╭─ RECORDS TO PROCESS

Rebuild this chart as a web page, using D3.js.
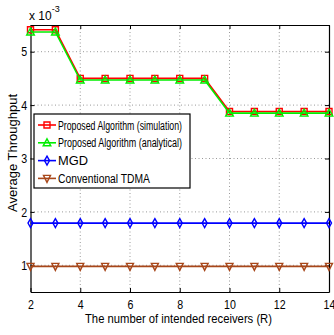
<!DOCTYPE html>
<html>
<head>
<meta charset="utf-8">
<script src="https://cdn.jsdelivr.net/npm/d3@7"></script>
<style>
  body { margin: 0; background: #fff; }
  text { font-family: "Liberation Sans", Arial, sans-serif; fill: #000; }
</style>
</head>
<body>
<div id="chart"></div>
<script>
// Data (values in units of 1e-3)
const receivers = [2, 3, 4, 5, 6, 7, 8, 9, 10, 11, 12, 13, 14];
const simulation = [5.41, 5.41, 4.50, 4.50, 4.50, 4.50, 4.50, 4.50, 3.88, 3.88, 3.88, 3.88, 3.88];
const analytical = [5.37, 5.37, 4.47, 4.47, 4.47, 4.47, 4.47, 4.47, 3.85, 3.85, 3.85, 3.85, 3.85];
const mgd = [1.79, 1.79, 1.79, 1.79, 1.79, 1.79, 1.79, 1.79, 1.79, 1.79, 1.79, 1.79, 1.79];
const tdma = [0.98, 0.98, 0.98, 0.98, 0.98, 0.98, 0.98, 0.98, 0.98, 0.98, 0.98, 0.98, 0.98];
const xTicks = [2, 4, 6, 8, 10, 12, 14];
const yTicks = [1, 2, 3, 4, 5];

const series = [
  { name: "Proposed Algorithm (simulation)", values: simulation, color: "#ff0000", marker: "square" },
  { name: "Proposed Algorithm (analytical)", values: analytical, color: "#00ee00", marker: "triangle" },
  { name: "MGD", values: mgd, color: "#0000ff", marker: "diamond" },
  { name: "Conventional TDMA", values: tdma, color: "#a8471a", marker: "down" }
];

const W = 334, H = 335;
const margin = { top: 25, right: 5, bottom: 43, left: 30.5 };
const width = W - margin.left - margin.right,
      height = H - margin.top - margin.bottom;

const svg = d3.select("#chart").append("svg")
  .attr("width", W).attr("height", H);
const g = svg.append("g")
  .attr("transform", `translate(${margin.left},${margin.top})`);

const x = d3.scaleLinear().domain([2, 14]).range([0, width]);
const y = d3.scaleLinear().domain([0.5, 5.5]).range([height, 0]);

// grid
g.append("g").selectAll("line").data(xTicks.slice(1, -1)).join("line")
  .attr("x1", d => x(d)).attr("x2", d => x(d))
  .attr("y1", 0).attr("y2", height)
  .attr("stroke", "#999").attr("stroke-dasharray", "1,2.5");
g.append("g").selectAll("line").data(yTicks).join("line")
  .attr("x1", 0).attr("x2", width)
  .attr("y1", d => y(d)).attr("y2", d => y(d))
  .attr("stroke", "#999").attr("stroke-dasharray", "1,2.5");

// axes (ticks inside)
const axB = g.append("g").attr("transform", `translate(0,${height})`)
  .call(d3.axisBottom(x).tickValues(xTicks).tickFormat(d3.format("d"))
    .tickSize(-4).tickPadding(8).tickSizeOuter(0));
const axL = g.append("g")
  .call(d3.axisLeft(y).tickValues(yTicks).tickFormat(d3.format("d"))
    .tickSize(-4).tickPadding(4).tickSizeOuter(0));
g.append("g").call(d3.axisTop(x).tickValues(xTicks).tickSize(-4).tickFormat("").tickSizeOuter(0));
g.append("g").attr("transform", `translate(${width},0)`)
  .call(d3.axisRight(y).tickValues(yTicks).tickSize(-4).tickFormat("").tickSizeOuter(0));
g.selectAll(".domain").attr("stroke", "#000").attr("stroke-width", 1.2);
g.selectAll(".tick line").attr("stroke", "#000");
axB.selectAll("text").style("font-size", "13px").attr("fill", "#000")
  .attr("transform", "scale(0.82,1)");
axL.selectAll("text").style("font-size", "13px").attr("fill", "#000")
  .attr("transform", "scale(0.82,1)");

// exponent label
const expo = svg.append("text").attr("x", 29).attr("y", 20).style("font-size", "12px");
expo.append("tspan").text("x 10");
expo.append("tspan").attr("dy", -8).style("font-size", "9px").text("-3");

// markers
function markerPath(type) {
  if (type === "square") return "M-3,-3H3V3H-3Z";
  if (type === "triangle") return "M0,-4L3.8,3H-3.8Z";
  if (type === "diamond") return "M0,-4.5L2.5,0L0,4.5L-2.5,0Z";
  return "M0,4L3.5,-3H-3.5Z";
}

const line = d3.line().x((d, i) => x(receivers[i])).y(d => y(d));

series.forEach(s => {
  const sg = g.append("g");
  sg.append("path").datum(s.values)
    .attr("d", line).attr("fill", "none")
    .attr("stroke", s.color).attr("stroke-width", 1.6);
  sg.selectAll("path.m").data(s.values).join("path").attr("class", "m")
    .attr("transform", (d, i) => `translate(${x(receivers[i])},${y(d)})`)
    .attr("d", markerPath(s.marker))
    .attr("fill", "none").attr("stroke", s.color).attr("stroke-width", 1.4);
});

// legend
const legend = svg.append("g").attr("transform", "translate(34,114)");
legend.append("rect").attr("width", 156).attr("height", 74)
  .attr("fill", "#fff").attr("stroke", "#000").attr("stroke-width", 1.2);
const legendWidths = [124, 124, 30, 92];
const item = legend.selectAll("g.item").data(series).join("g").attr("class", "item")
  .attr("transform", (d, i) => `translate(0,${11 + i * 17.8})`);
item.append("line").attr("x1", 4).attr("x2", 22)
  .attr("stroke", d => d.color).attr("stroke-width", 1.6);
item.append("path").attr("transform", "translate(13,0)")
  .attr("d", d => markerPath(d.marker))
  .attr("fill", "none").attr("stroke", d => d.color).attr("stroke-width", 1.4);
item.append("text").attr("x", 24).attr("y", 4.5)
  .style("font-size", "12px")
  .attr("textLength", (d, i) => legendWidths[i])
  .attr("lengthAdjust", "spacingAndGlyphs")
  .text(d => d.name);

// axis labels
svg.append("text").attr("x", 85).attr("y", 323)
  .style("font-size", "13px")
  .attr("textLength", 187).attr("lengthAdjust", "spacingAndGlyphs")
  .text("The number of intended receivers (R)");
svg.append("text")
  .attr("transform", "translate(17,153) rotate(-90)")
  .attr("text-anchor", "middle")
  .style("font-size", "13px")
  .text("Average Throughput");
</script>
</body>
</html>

╰─
╭─ RECORDS TO PROCESS

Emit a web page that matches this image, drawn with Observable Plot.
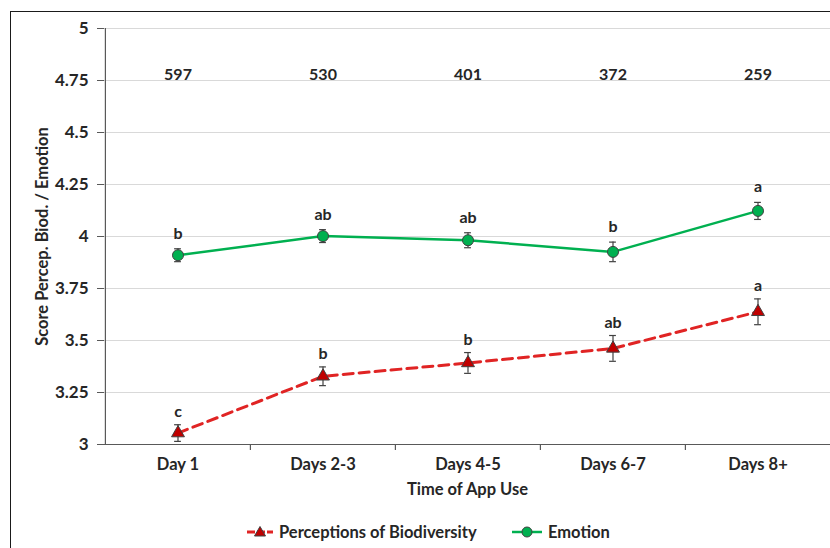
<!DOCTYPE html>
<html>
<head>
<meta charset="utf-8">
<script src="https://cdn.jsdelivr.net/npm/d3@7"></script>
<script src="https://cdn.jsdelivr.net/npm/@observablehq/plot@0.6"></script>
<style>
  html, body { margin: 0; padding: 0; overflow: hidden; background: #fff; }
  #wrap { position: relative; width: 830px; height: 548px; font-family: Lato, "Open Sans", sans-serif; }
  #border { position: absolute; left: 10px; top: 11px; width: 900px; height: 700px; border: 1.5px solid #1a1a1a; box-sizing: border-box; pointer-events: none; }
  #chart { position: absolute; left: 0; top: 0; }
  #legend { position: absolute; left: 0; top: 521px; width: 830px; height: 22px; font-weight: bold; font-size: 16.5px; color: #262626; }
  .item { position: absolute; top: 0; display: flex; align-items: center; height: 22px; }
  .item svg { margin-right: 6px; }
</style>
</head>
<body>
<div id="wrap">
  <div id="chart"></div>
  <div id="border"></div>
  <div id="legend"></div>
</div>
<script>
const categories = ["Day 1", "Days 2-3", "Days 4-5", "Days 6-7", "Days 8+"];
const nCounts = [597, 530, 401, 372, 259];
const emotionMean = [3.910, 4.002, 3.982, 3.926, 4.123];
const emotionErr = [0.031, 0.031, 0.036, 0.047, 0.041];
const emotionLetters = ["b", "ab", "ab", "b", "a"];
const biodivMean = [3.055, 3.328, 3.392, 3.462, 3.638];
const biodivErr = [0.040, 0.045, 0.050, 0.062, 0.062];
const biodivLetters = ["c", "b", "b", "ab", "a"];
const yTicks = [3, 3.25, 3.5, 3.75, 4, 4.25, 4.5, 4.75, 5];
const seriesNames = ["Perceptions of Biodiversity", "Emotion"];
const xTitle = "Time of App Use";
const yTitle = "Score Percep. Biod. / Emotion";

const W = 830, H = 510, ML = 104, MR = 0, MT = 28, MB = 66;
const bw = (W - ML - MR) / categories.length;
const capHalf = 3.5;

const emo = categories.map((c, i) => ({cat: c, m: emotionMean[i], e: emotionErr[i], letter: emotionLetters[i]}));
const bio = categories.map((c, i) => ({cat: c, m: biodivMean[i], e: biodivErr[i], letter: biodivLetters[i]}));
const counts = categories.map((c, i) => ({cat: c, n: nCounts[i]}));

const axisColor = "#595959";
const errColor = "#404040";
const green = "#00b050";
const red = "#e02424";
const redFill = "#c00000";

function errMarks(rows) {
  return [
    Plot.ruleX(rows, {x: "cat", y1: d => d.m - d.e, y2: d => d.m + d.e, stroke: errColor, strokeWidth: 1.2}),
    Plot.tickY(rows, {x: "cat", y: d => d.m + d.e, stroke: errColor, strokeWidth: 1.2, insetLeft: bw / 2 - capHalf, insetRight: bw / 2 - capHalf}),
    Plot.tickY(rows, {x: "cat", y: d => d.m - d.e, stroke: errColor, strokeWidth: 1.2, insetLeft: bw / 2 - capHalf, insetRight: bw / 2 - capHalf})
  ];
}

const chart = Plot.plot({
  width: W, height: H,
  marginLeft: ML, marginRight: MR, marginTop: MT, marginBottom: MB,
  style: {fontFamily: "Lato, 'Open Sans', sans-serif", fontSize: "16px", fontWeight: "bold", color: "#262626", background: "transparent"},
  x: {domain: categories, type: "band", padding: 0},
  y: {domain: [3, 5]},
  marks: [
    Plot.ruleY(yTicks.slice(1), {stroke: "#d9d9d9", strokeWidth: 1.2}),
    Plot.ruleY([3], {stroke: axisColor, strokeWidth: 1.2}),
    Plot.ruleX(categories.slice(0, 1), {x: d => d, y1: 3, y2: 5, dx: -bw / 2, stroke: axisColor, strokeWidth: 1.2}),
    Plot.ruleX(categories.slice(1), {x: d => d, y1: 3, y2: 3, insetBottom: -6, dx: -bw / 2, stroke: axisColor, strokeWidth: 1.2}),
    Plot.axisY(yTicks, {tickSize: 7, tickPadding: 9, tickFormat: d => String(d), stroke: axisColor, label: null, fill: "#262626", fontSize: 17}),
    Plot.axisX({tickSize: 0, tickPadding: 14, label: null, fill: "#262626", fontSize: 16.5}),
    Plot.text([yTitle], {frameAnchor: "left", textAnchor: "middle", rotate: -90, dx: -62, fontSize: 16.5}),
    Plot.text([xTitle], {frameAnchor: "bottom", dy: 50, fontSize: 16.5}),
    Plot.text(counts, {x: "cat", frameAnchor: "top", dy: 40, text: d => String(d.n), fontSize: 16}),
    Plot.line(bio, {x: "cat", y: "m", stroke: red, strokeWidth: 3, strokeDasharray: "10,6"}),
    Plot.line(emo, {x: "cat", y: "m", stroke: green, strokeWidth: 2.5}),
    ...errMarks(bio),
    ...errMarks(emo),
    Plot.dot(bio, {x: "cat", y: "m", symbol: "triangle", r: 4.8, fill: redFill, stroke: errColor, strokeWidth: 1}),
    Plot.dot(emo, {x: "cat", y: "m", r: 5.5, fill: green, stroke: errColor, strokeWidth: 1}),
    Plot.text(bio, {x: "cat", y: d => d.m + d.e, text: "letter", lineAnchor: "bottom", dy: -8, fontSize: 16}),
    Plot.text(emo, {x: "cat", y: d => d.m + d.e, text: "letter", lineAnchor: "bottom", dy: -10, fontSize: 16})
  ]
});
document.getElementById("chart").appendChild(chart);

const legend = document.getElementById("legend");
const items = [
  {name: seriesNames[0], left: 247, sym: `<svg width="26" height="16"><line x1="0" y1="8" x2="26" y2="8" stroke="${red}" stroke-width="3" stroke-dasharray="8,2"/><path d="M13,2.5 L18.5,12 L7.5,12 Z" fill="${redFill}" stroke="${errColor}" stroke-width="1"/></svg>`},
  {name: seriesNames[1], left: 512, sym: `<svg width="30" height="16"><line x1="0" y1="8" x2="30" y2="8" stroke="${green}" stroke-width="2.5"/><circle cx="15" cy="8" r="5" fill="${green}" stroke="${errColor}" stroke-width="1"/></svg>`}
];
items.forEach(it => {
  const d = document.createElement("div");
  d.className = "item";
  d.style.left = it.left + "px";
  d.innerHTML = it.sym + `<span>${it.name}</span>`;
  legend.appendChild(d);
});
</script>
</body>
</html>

╰─

- **AIM**
Copy the lines from the entries above in which the word "this" appears.

- **RESPONSE TO THE TASK**
Rebuild this chart as a web page, using D3.js.
Emit a web page that matches this image, drawn with Observable Plot.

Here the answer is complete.